From Fort Worth, Texas, Katy’s folk-country-blues stylings has found favor with roots music and Americana fans. As a teenager, she sang in her community, including a show with Willie Nelson’s grandmother in the audience. She attended Tulane University in New Orleans, then transferred to St. John’s College in Santa Fe, New Mexico. One afternoon, actor/movie producer Tom Laughlin heard her perform at the college, and cast Katy as “Maria” the folk singer in his 1971 independent movie, Billy Jack. She’s been in other movies, most notably as a country singer/songwriter in River Phoenix’s final movie, The Thing Called Love (1993).

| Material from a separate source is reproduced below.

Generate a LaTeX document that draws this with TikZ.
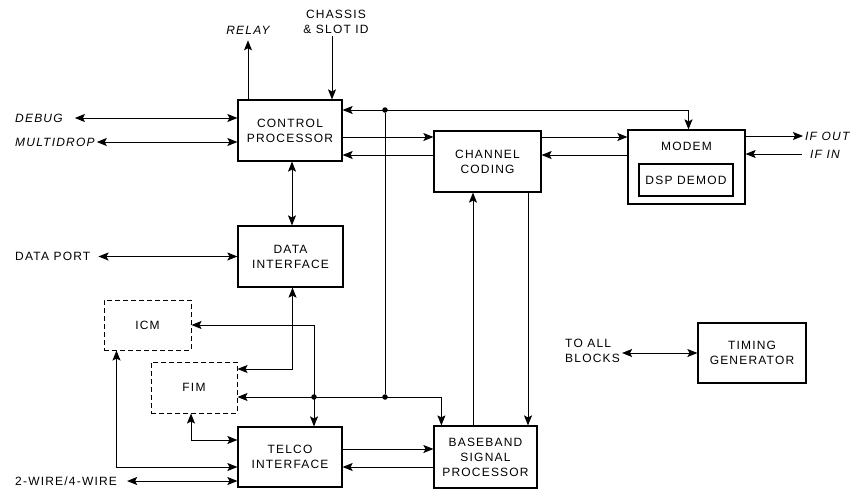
\documentclass[tikz,border=0pt]{standalone}
\usepackage{fontspec}
\setmainfont{Liberation Sans}[LetterSpace=10]
\usepackage{tikz}
\usetikzlibrary{arrows.meta, positioning, calc}

\begin{document}
\begin{tikzpicture}[
  x=1pt, y=-1pt,
  block/.style={draw, line width=1.2pt, align=center, inner sep=0pt, font=\fontsize{12}{15}\selectfont},
  optblock/.style={block, line width=1pt, dash pattern=on 5pt off 3pt},
  txt/.style={font=\fontsize{12}{15}\selectfont, inner sep=2pt, align=left},
  itxt/.style={txt, font=\fontsize{12}{15}\selectfont\itshape},
  wire/.style={line width=1pt},
  conn/.style={wire, -{Stealth[length=10pt, width=8pt, inset=2pt]}},
  dconn/.style={wire, {Stealth[length=10pt, width=8pt, inset=2pt]}-{Stealth[length=10pt, width=8pt, inset=2pt]}},
  joint/.style={circle, fill, inner sep=0pt, minimum size=5.5pt},
]
\useasboundingbox (0,0) rectangle (859,490);

% ブロック
\node[block, minimum width=104pt, minimum height=61pt] (cp) at (290,130.5) {CONTROL\\PROCESSOR};
\node[block, minimum width=105pt, minimum height=61pt] (di) at (290.5,256.5) {DATA\\INTERFACE};
\node[optblock, minimum width=87pt, minimum height=50pt] (icm) at (147.5,325) {ICM};
\node[optblock, minimum width=86pt, minimum height=51pt] (fim) at (194,387.5) {FIM};
\node[block, minimum width=104pt, minimum height=60pt] (telco) at (290,457) {TELCO\\INTERFACE};
\node[block, minimum width=103pt, minimum height=62pt] (bb) at (485.5,457) {BASEBAND\\SIGNAL\\PROCESSOR};
\node[block, minimum width=107pt, minimum height=61pt] (cc) at (487.5,161.5) {CHANNEL\\CODING};
\node[block, minimum width=117pt, minimum height=74pt] (modem) at (686.5,167) {};
\node[txt] (modemlbl) at (686.5,146) {MODEM};
\node[block, minimum width=94pt, minimum height=32pt] (dsp) at (686,180) {DSP DEMOD};
\node[block, minimum width=108pt, minimum height=60pt] (timing) at (752,353) {TIMING\\GENERATOR};

% 外部信号
\node[itxt] (relay) at (248,30) {RELAY};
\node[txt, align=center] (chassis) at (336,22) {CHASSIS\\\& SLOT ID};
\node[itxt, anchor=west] (debug) at (13,118) {DEBUG};
\node[itxt, anchor=west] (multidrop) at (13,142) {MULTIDROP};
\node[txt, anchor=west] (dataport) at (13,256.5) {DATA PORT};
\node[txt, anchor=west] (twowire) at (13,481) {2-WIRE/4-WIRE};
\node[itxt, anchor=west] (ifout) at (803,136) {IF OUT};
\node[itxt, anchor=west] (ifin) at (808,154) {IF IN};
\node[txt, anchor=west] (toall) at (563,351) {TO ALL\\BLOCKS};

\draw[conn] ([xshift=-42pt]cp.north) -- ([yshift=-4pt]relay.south);
\draw[conn] ([xshift=-4pt]chassis.south) -- ([xshift=42pt]cp.north);
\draw[dconn] ([xshift=10pt]debug.east) -- ([yshift=12.5pt]cp.west);
\draw[dconn] (multidrop.east) -- ([yshift=-11.5pt]cp.west);
\draw[dconn] ([xshift=6pt]dataport.east) -- (di.west);
\draw[dconn] ([xshift=8pt]twowire.east) -- ([yshift=-24pt]telco.west);
\draw[conn] ([yshift=31pt]modem.east) -- (ifout.west);
\draw[conn] ([xshift=-6pt]ifin.west) -- ([yshift=13pt]modem.east);
\draw[dconn] (toall.east |- timing.west) -- (timing.west);

% 共通バス
\node[joint] (jt) at (385,110) {};
\node[joint] (jb) at (385,397) {};
\node[joint] (jl) at (314,397) {};
\draw[dconn] (cp.east |- jt) -| ([xshift=2pt]modem.north);
\draw[wire] (jt) -- (jb);
\draw[dconn] (fim.east |- jb) -| ([xshift=8pt]bb.north west);
\draw[dconn] (icm.east) -| ([xshift=24pt]telco.north);

% ブロック間
\draw[dconn] ([xshift=2pt]cp.south) -- ([xshift=1.5pt]di.north);
\draw[dconn] ([yshift=18.5pt]fim.east) -| ([xshift=2pt]di.south);
\draw[dconn] ([xshift=-31pt]icm.south) |- ([yshift=-10pt]telco.west);
\draw[dconn] ([xshift=-3pt]fim.south) |- ([yshift=17pt]telco.west);
\draw[conn] ([yshift=8pt]telco.east) -- ([yshift=8pt]bb.west);
\draw[conn] ([yshift=-10pt]bb.west) -- ([yshift=-10pt]telco.east);
\draw[conn] ([yshift=-6.5pt]cp.east) -- ([yshift=24.5pt]cc.west);
\draw[conn] ([yshift=6.5pt]cc.west) -- ([yshift=-24.5pt]cp.east);
\draw[conn] ([yshift=24.5pt]cc.east) -- ([yshift=30pt]modem.west);
\draw[conn] ([yshift=12pt]modem.west) -- ([yshift=6.5pt]cc.east);
\draw[conn] ([xshift=-12.5pt]bb.north) -- ([xshift=-14.5pt]cc.south);
\draw[conn] ([xshift=40.5pt]cc.south) -- ([xshift=42.5pt]bb.north);

\end{tikzpicture}
\end{document}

Her music catalog goes back to being signed to Columbia Records from 1975 to 1979 where she recorded several singles and two country rock albums – Katy and Kissin’ in the California Sun. She followed with indie releases for labels that included Rounder and its subsidiary Philo, beginning with Walkin’ On the Moon, which was first recorded and released in 1988 on the newly minted Swiss label, Red Moon Records. Then it was licensed state-side to Philo for release in 1989. The following year Philo released Katy’s rockin’ country blues album, Child Bride. She and brother Hugh Moffatt collaborated on the 1992 duet album, Dance Me Outside. Also, that year, the little known-gem, Indoor Fireworks (Red Moon) with Katy backed by The Great Unknown (a crack Austin band), was recorded live-in-studio in Switzerland. 1993’s The Greatest Show on Earth (aka The Evangeline Hotel) featured songs co-written with Tom Russell. Other albums included Hearts Gone Wild (1994) and 1996’s Sleepless Nights, a collaboration with bluegrass and old-time singer Kate Brislin. Later that year was Katy’s Midnight Radio, recorded in New York City.

The second Chrysalis album Angel Town came out in 1998. Katy’s songs of “love gone bad” adorned 1999’s Loose Diamond, and she surprised her fans and new friends with 2001’s Cowboy Girl, an album of western cowboy music. 2005’s Up Close and Personal was her live solo album on Fuel Records. Next came Fewer Things in 2008, the third in the Chrysalis Collection. 2010’s Playin’ Fool featured live duets in Europe. Her long-awaited 2nd duet album with brother Hugh appeared at 2016’s Now and Then (Sohl Records).

Ms. Moffatt has opened for the Beach Boys, Charlie Daniels, Steve Martin, Roy Orbison, and others. She’s toured as special guest performer with icons: Muddy Waters, Warren Zevon, Leo Kottke, The Everly Brothers, Willie Nelson, and the Allman Brothers.

An incredible harmony singer, Katy toured as backup and featured singer with Lynn Anderson, Tanya Tucker, Hoyt Axton, and Jimmy Buffett.

In 1985, she was nominated as Best New Female Vocalist by the Academy of Country Music.

Katy has toured extensively in the United States, Canada, Australia, New Zealand, and Europe, especially the U.K., Germany, and Switzerland. Moffatt, primarily, works and travels by herself, carrying her own mics/gear, and being her own roadie!

Music journalist/songwriter Holly Gleason observes about Katy’s creative gifts, “There are plenty of good singers in the world: singers with lovely voices and lots of technique, singers with impeccable taste, singers who know how to turn a song inside out. But, singers who know how to get inside the songs, to inhabit them and make them their own are very rare indeed.”

With the emergence of Chrysalis, on Sunset Blvd. Records, you are warmly invited to step inside each of these songs with Katy and Andrew.